His affluent surroundings pointed up the glaring—and growing—dichotomy he also saw: homeless veterans and children with nowhere to go after aging out of foster care. “Once you hit poverty, it’s hard to get on your feet,” says Coleman, now 38. The plight of young boys particularly tugged at his heart. “They pose the biggest risk. Too many of their problems are because their fathers didn’t take responsibility,” he says. “I wanted them to aspire to do more than survive. They didn’t have to relive a parent’s [unsuccessful] life.”
Coleman was determined to find a way to provide consistent, loving guidance, the kind he had experienced growing up in a close-knit family and later among the Marines. “I’ve always had opportunities. I felt a responsibility to give back,” he says. A work colleague suggested Big Brothers Big Sisters, considered the country’s most successful child-adult mentorship program.
“What blew my mind were the local Orange County chapter’s amazing, measurable results. Of the kids entering their program, 100 percent were going to graduate from high school, and 93 percent would matriculate at college,” he says.
The organization’s approach required hard work and money. A staff case manager pairs “Littles”—at-risk youths, aged 6 to 18—with “Bigs.” The kids’ experiences range from living in a single-parent household to dealing with incarcerated parents, domestic violence, neglect, and gang terror. Bigs are trained to be mentors and provide an open ear, empathetic heart, and good values to lay the groundwork for a stable future. That’s the serious side.

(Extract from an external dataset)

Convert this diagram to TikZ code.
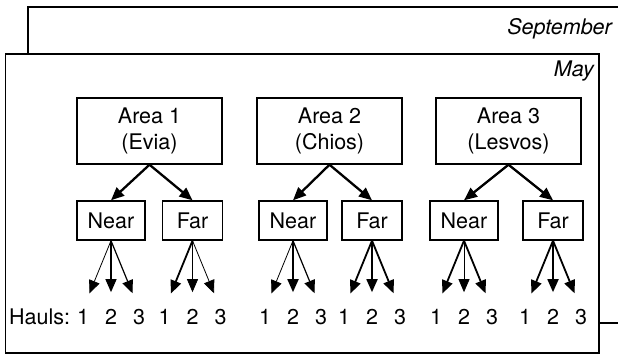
\documentclass[tikz,border=0pt]{standalone}
\usepackage{fontspec}
\setmainfont{TeX Gyre Heros}
\usetikzlibrary{arrows.meta}
\begin{document}
\begin{tikzpicture}[x=1pt,y=-1pt,
  area/.style={draw,line width=1.4pt,minimum width=145pt,minimum height=66pt,align=center,inner sep=0pt,font=\fontsize{21.5}{26}\selectfont},
  sub/.style={draw,line width=1.4pt,minimum height=39pt,inner sep=0pt,font=\fontsize{21.5}{24}\selectfont},
  nearb/.style={sub,minimum width=68pt},
  farb/.style={sub,minimum width=60pt},
  num/.style={inner sep=0pt,font=\fontsize{21.5}{24}\selectfont},
  month/.style={inner sep=0pt,font=\fontsize{21.5}{24}\selectfont\itshape},
  tip/.style={-{Triangle[width=11pt,length=13pt]},shorten >=17pt},
  br/.style={-{Triangle[width=11pt,length=13pt]},line width=2.3pt},
  thn/.style={tip,line width=0.8pt},
  mid/.style={tip,line width=1.2pt},
  thk/.style={tip,line width=1.8pt}
]
\useasboundingbox (0,0) rectangle (618,355);
% September frame (behind)
\draw[line width=1.4pt] (28,7) rectangle (660,323);
\node[month,anchor=east] (sep) at (612,29) {September};
% May frame
\draw[line width=1.5pt,fill=white] (5.5,54) rectangle (599,353);
\node[month,anchor=east] (may) at (594,71) {May};
% Areas
\node[area] (a1) at (149.5,131) {Area 1\\(Evia)};
\node[area] (a2) at (329.5,131) {Area 2\\(Chios)};
\node[area] (a3) at (508.5,131) {Area 3\\(Lesvos)};
% Near / Far
\node[nearb] (n1) at (111,220.5) {Near};
\node[farb]  (f1) at (192.5,220.5) {Far};
\node[nearb] (n2) at (293,220.5) {Near};
\node[farb]  (f2) at (372,220.5) {Far};
\node[nearb] (n3) at (464,220.5) {Near};
\node[farb]  (f3) at (553,220.5) {Far};
\foreach \a/\n/\f in {a1/n1/f1,a2/n2/f2,a3/n3/f3}{
  \draw[br] (\a.south) -- (\n.north);
  \draw[br] (\a.south) -- (\f.north);
}
% Hauls
\node[num,anchor=west] (hl) at (9,317) {Hauls:};
\foreach \p/\x in {n1/111,f1/192.5,n2/293,f2/372,n3/464,f3/553}{
  \node[num] (\p h1) at (\x-28,317) {1};
  \node[num] (\p h2) at (\x,317) {2};
  \node[num] (\p h3) at (\x+28,317) {3};
}
\draw[thn] (n1.south) -- (n1h1.north);
\draw[mid] (n1.south) -- (n1h2.north);
\draw[mid] (n1.south) -- (n1h3.north);
\draw[thk] (f1.south) -- (f1h1.north);
\draw[thn] (f1.south) -- (f1h2.north);
\draw[thn] (f1.south) -- (f1h3.north);
\draw[thn] (n2.south) -- (n2h1.north);
\draw[thk] (n2.south) -- (n2h2.north);
\draw[mid] (n2.south) -- (n2h3.north);
\draw[thk] (f2.south) -- (f2h1.north);
\draw[thk] (f2.south) -- (f2h2.north);
\draw[thk] (f2.south) -- (f2h3.north);
\draw[thk] (n3.south) -- (n3h1.north);
\draw[thn] (n3.south) -- (n3h2.north);
\draw[thk] (n3.south) -- (n3h3.north);
\draw[thk] (f3.south) -- (f3h1.north);
\draw[thk] (f3.south) -- (f3h2.north);
\draw[thk] (f3.south) -- (f3h3.north);
\end{tikzpicture}
\end{document}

Then there’s the fun stuff—an important element for many kids who’ve had too little of it in their lives. “There are kids who live 10 minutes from the ocean and have never seen the beach,” Coleman says.
Most Littles and Bigs spend one to two hours a week together. The expectation is that a relationship will last a year, but many never stop.

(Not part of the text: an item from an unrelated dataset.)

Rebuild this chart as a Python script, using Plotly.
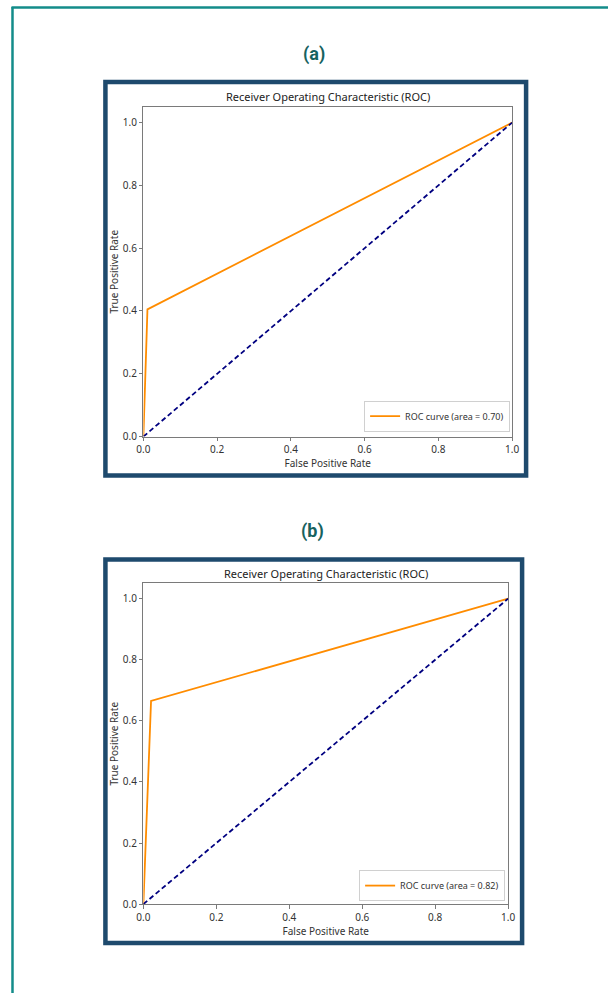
import plotly.graph_objects as go

# ---- data ----
fpr_a = [0.0, 0.011, 1.0]
tpr_a = [0.0, 0.405, 1.0]
auc_a = 0.70
fpr_b = [0.0, 0.021, 1.0]
tpr_b = [0.0, 0.665, 1.0]
auc_b = 0.82
chance_x = [0.0, 1.0]
chance_y = [0.0, 1.0]
tick_vals = [0.0, 0.2, 0.4, 0.6, 0.8, 1.0]
tick_text = ["0.0", "0.2", "0.4", "0.6", "0.8", "1.0"]
panel_labels = ["(a)", "(b)"]
plot_title = "Receiver Operating Characteristic (ROC)"
x_title = "False Positive Rate"
y_title = "True Positive Rate"

W, H = 615, 1000
# map target picture pixels to paper fractions (compensates the observed page offset/scale)
def px(x):
    return ((x - 7.5) / 0.978) / W
def py(y):
    return 1 - ((y + 1) / 0.994) / H

ORANGE = "#FF8C00"
NAVY = "#000080"
FONT = "Noto Sans"

fig = go.Figure()

fig.add_trace(go.Scatter(x=fpr_a, y=tpr_a, mode="lines", line=dict(color=ORANGE, width=1.8),
                         name=f"ROC curve (area = {auc_a:.2f})", xaxis="x", yaxis="y", legend="legend"))
fig.add_trace(go.Scatter(x=chance_x, y=chance_y, mode="lines", line=dict(color=NAVY, width=1.8, dash="5px,3px"),
                         showlegend=False, xaxis="x", yaxis="y"))
fig.add_trace(go.Scatter(x=fpr_b, y=tpr_b, mode="lines", line=dict(color=ORANGE, width=1.8),
                         name=f"ROC curve (area = {auc_b:.2f})", xaxis="x2", yaxis="y2", legend="legend2"))
fig.add_trace(go.Scatter(x=chance_x, y=chance_y, mode="lines", line=dict(color=NAVY, width=1.8, dash="5px,3px"),
                         showlegend=False, xaxis="x2", yaxis="y2"))

axis_common = dict(showline=True, mirror=True, linecolor="#7a7a7a", linewidth=1,
                   ticks="outside", ticklen=3.5, tickcolor="#7a7a7a", tickwidth=1,
                   showgrid=False, zeroline=False, tickvals=tick_vals, ticktext=tick_text,
                   tickfont=dict(family=FONT, size=10, color="#333333"))
title_font = dict(family=FONT, size=10, color="#333")

# panel geometry (target pixels)
pa = dict(l=144, r=513, t=106, b=436)
pb = dict(l=144, r=509, t=583, b=904)

fig.update_layout(
    width=W, height=H, margin=dict(l=0, r=0, t=0, b=0),
    paper_bgcolor="white", plot_bgcolor="white",
    xaxis=dict(domain=[px(pa["l"]), px(pa["r"])], range=[0, 1], anchor="y",
               title=dict(text=x_title, font=title_font, standoff=1), **axis_common),
    yaxis=dict(domain=[py(pa["b"]), py(pa["t"])], range=[0, 1.05], anchor="x",
               title=dict(text=y_title, font=title_font, standoff=2), **axis_common),
    xaxis2=dict(domain=[px(pb["l"]), px(pb["r"])], range=[0, 1], anchor="y2",
                title=dict(text=x_title, font=title_font, standoff=1), **axis_common),
    yaxis2=dict(domain=[py(pb["b"]), py(pb["t"])], range=[0, 1.05], anchor="x2",
                title=dict(text=y_title, font=title_font, standoff=2), **axis_common),
    legend=dict(x=px(511), xanchor="right", y=py(431), yanchor="bottom",
                bgcolor="white", bordercolor="#d0d0d0", borderwidth=1,
                font=dict(family=FONT, size=9, color="#333"), itemwidth=30),
    legend2=dict(x=px(506), xanchor="right", y=py(901), yanchor="bottom",
                 bgcolor="white", bordercolor="#d0d0d0", borderwidth=1,
                 font=dict(family=FONT, size=9, color="#333"), itemwidth=30),
)

shapes = []
# teal page frame
shapes.append(dict(type="line", xref="paper", yref="paper", x0=px(12), x1=1, y0=py(6.5), y1=py(6.5),
                   line=dict(color="#138c8a", width=2.5), layer="below"))
shapes.append(dict(type="line", xref="paper", yref="paper", x0=px(13), x1=px(13), y0=py(6), y1=0,
                   line=dict(color="#138c8a", width=2.5), layer="below"))
# navy boxes
for (l, r, t, b) in [(106, 527, 81, 475), (106, 523, 559, 943)]:
    shapes.append(dict(type="rect", xref="paper", yref="paper", x0=px(l), x1=px(r), y0=py(b), y1=py(t),
                       line=dict(color="#1e4a6d", width=4.5), fillcolor="white", layer="below"))
fig.update_layout(shapes=shapes)

def ann(text, x, y, font):
    return dict(text=text, x=px(x), y=py(y), xref="paper", yref="paper", showarrow=False,
                xanchor="center", yanchor="middle", font=font)

label_font = dict(family="Roboto", size=18, color="#17625f", weight="bold")
ptitle_font = dict(family=FONT, size=11, color="#222")
annotations = [
    ann(panel_labels[0], 315, 53, label_font),
    ann(panel_labels[1], 313, 531, label_font),
    ann(plot_title, (pa["l"] + pa["r"]) / 2, 96, ptitle_font),
    ann(plot_title, (pb["l"] + pb["r"]) / 2, 573, ptitle_font),
]
fig.update_layout(annotations=annotations)

fig.write_html("out.html", config={"displayModeBar": False},
               post_script="document.body.style.margin='0';document.body.style.overflow='hidden';")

For the last three and a half years, Coleman’s efforts with BBBS Orange County have demonstrated that success takes place on many fronts. Instead of becoming a Big, he decided he could do more by using his salesmanship, leadership, and tech-savvy skills to fundraise, recruit mentors, organize, and host events to benefit thousands of kids. “If you address the problems of kids, society will have fewer issues down the road. There shouldn’t be a need for charities; kids or wounded warriors should be taken care of automatically,” he says.
Last year, BBBS Orange County mentored 2,050 children, which required more than $3 million, or about $1,500 per child, to find mentors, perform background checks, and train them. There’s a shortage of mentors; about 200 children per year never get off the wait list.
Coleman raised $150,000 last year. Most was raised through leading fundraising events, though his personal donations and event sponsorships alone funded the equivalent of 13 children. Last June, he organized his area’s first “Big for a Day.” The event, held in conjunction with the Orange County Association of REALTORS®, gave both generations a taste of BBBS’s rewards: 30 of the kids on the wait list enjoyed a day at a science center, and 30 REALTORS® tried out the role of mentor. He is repeating “Big for a Day” this fall with 80 participants.
The relationships and results that blossom inspire him to keep going, he says. Alex, 18, and his “Big” Derek have been together 11 years, with Derek providing the male role model that Alex and his single mom craved. Alex quickly found himself modeling behavior. “I watched how Derek washed his hands, studied at the library, got into college, and was fearless. He pushed me to go on a roller coaster; told me if I didn’t face my fears, I’d never achieve much or be independent,” says Alex, now an electrical engineering major at California State University.
Coleman keeps thinking up new ways to expand BBBS’s horizons. After convincing OCAR President Len Herman to involve his group’s 10,000 members to make the area’s BBBS chapter one of four prime charities, he began focusing on finding partners to work together nationally. “The only way we can build strong communities is by starting in our own backyard and building bigger,” he says. “We have to make a difference in the lives of these precious children.”